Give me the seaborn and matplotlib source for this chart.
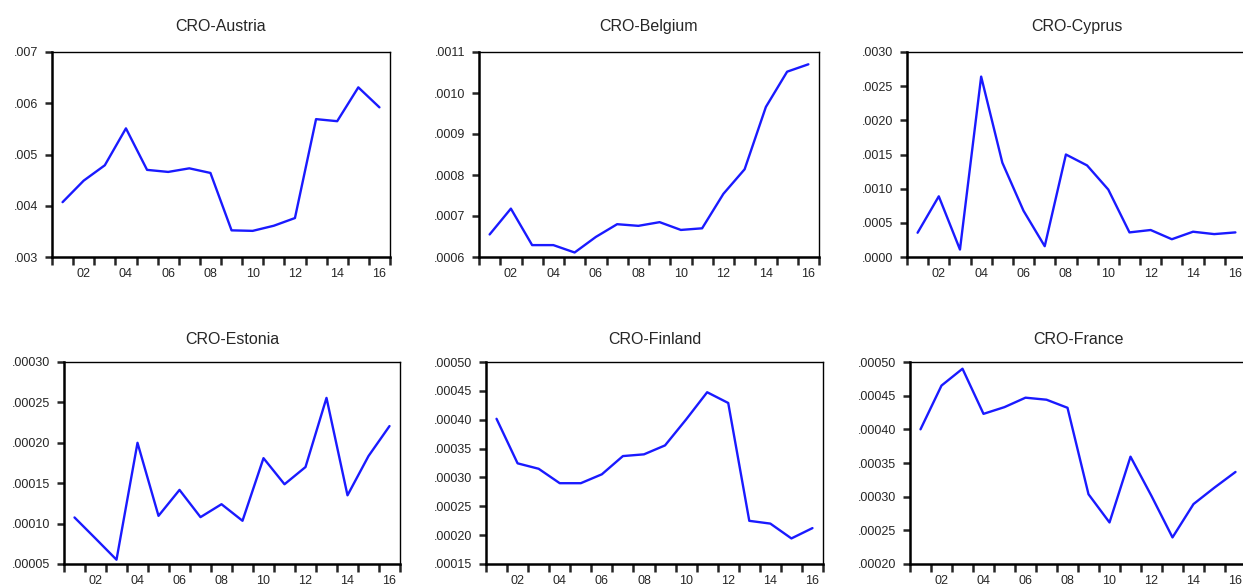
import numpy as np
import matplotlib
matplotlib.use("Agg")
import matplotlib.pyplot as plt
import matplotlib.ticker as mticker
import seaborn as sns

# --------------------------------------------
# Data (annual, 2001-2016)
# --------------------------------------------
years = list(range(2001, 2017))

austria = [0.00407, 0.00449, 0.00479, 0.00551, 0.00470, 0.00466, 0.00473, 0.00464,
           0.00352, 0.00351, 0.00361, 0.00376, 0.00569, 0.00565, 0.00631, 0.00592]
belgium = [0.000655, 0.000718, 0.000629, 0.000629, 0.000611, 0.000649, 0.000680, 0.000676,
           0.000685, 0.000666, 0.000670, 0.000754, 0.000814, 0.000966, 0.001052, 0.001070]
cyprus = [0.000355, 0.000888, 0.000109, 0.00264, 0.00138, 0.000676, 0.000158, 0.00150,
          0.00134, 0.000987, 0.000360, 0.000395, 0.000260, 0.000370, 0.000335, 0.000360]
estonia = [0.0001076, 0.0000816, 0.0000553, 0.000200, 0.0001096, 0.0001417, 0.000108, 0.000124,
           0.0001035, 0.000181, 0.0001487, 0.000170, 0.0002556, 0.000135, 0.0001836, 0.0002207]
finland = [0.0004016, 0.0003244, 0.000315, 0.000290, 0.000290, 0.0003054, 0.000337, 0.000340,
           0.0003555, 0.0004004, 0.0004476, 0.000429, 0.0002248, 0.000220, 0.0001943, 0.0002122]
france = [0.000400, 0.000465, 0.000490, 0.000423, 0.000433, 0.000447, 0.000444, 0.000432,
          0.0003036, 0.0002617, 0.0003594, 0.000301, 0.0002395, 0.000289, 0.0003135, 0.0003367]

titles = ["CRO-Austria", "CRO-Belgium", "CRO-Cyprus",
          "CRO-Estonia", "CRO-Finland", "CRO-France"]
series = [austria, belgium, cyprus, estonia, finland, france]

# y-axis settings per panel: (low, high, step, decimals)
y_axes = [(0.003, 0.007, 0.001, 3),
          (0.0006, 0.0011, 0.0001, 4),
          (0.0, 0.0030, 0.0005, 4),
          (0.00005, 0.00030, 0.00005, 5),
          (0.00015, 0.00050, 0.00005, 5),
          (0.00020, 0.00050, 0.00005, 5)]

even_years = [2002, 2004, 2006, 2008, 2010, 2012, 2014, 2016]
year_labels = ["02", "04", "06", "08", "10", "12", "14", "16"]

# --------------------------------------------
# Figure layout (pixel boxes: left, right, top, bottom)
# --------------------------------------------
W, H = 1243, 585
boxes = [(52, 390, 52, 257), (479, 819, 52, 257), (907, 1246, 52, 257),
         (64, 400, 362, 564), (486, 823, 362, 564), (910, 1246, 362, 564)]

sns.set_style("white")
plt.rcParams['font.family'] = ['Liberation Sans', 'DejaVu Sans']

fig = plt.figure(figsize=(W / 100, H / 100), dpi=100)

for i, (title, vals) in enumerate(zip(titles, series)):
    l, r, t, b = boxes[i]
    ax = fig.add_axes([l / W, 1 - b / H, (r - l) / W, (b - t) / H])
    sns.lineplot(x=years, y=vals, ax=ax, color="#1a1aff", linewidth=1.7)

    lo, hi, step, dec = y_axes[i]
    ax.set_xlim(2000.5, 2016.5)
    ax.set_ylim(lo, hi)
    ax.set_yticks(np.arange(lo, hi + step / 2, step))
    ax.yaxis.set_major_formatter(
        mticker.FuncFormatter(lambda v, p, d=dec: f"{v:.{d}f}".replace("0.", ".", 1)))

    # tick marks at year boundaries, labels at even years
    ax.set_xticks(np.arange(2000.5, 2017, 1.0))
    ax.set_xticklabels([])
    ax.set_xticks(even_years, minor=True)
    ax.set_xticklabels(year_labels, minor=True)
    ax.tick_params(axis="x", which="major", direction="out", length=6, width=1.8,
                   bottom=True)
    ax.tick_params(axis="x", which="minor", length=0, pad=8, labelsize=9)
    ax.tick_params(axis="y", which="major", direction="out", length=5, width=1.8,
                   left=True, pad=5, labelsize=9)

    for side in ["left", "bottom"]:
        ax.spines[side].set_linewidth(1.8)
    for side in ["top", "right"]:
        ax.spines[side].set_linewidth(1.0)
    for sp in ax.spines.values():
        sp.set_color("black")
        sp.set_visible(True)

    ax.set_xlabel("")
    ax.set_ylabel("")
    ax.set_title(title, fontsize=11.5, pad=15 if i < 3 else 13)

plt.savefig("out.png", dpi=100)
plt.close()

==

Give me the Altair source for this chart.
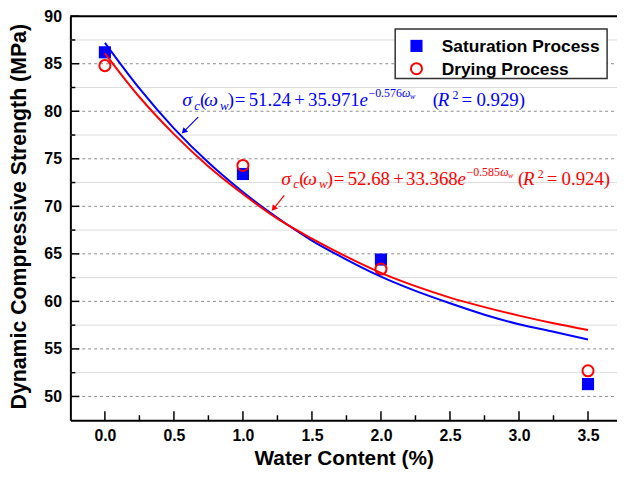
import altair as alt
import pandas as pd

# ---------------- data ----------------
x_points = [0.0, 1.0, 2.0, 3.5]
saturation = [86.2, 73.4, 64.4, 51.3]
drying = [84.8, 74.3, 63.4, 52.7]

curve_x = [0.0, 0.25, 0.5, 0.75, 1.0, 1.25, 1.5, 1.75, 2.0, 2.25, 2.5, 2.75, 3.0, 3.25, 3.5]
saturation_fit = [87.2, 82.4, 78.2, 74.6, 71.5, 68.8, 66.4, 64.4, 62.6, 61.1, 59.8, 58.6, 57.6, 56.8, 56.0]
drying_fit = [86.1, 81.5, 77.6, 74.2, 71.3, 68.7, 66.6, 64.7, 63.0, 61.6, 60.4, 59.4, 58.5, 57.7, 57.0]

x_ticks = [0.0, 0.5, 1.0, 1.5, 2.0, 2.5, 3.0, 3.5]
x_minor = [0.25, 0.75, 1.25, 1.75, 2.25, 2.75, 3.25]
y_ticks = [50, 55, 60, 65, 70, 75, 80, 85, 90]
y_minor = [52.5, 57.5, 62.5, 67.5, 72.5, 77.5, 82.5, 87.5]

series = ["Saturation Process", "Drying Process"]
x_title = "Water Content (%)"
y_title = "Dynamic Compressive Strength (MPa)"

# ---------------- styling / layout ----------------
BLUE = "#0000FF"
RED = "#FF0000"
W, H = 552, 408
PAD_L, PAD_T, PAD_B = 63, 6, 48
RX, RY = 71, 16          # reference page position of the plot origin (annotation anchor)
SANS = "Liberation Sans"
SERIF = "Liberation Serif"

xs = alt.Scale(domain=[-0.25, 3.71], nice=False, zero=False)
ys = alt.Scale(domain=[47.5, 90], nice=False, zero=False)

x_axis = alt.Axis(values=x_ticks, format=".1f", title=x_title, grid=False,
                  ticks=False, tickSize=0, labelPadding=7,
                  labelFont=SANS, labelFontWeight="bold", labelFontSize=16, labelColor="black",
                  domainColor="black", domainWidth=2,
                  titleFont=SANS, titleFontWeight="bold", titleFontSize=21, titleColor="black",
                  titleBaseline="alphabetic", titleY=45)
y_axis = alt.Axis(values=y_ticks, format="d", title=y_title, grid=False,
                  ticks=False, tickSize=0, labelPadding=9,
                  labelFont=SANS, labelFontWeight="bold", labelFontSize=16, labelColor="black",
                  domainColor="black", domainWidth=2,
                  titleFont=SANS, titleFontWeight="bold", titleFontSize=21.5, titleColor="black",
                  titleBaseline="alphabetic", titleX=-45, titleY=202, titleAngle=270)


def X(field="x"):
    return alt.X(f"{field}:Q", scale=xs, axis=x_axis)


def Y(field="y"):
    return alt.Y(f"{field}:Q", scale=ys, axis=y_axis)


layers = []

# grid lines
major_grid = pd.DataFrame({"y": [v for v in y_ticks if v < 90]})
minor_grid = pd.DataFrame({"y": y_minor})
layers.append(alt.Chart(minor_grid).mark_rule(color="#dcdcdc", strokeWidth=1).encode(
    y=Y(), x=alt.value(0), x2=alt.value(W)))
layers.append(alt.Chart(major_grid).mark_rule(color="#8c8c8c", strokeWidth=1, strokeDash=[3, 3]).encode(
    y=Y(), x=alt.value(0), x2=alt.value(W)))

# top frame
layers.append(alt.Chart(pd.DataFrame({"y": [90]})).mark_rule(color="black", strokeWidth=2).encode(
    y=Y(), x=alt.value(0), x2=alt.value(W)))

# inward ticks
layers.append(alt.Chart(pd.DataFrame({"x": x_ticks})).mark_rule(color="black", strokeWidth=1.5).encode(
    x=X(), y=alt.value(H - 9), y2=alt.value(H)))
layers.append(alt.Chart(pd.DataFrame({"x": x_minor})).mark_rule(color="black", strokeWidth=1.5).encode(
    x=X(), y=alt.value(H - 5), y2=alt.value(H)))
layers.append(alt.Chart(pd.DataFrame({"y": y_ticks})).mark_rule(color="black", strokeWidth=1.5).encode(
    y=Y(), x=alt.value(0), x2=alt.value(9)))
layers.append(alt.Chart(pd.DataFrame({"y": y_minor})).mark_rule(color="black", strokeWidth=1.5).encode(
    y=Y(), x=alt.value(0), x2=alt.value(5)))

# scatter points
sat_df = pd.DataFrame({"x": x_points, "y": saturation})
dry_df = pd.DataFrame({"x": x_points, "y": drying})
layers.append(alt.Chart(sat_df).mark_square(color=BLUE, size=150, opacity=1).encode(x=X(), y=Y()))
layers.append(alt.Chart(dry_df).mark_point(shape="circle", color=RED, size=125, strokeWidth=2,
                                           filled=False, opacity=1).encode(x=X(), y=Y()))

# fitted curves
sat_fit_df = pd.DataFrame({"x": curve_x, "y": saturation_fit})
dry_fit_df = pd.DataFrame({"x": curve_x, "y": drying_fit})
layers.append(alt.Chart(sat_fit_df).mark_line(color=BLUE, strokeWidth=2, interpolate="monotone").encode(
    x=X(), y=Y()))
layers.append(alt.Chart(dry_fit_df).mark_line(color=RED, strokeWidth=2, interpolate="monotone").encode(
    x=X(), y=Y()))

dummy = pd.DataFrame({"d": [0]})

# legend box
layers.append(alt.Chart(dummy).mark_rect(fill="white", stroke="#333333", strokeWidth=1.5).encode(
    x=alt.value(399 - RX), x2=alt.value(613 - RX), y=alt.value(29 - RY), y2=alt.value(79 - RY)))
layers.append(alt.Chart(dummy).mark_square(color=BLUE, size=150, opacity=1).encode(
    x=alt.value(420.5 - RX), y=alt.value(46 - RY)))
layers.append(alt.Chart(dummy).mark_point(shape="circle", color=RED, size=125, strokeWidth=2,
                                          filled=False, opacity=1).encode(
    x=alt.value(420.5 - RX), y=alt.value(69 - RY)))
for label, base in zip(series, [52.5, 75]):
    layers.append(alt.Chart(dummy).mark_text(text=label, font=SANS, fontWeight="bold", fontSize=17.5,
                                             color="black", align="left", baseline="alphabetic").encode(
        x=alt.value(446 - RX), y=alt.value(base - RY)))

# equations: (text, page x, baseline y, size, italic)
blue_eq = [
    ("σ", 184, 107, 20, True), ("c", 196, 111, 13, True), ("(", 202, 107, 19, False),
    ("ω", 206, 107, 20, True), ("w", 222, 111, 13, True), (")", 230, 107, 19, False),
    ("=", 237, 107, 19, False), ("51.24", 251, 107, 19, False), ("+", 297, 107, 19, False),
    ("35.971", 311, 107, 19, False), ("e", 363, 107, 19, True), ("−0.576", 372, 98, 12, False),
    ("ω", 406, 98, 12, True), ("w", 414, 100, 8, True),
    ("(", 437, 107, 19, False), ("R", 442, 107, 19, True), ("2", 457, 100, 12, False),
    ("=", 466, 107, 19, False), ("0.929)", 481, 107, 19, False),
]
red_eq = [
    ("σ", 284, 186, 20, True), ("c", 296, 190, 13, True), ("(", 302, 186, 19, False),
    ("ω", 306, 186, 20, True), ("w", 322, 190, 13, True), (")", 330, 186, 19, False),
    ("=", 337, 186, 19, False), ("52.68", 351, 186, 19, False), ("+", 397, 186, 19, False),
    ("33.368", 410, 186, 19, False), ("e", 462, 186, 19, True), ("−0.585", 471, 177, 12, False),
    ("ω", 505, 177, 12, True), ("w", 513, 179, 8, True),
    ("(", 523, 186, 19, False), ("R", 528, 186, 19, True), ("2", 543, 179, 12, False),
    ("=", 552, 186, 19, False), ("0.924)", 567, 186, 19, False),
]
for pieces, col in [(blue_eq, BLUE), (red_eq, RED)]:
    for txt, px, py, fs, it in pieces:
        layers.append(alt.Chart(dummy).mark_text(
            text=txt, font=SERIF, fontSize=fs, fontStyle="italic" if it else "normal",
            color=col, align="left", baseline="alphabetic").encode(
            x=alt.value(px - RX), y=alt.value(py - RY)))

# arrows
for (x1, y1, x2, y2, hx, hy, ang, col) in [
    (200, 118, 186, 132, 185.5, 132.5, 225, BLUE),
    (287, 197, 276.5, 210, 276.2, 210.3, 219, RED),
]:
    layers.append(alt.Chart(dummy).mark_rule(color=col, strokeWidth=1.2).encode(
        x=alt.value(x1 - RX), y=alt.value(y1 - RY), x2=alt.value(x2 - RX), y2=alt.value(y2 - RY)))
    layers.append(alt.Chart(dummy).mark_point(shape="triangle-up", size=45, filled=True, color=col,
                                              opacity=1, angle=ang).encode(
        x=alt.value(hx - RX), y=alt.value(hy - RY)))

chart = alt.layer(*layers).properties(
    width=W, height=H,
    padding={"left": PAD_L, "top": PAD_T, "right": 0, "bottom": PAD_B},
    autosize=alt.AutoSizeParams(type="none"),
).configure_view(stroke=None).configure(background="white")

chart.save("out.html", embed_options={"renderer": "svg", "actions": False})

Problem to work on:
Copy exactly the stretch of lines from the one containing "Give me the seaborn" through the one containing "import seaborn as sns", both included. Leave out any pictures.

Answer for this exercise:
Give me the seaborn and matplotlib source for this chart.
import numpy as np
import matplotlib
matplotlib.use("Agg")
import matplotlib.pyplot as plt
import matplotlib.ticker as mticker
import seaborn as sns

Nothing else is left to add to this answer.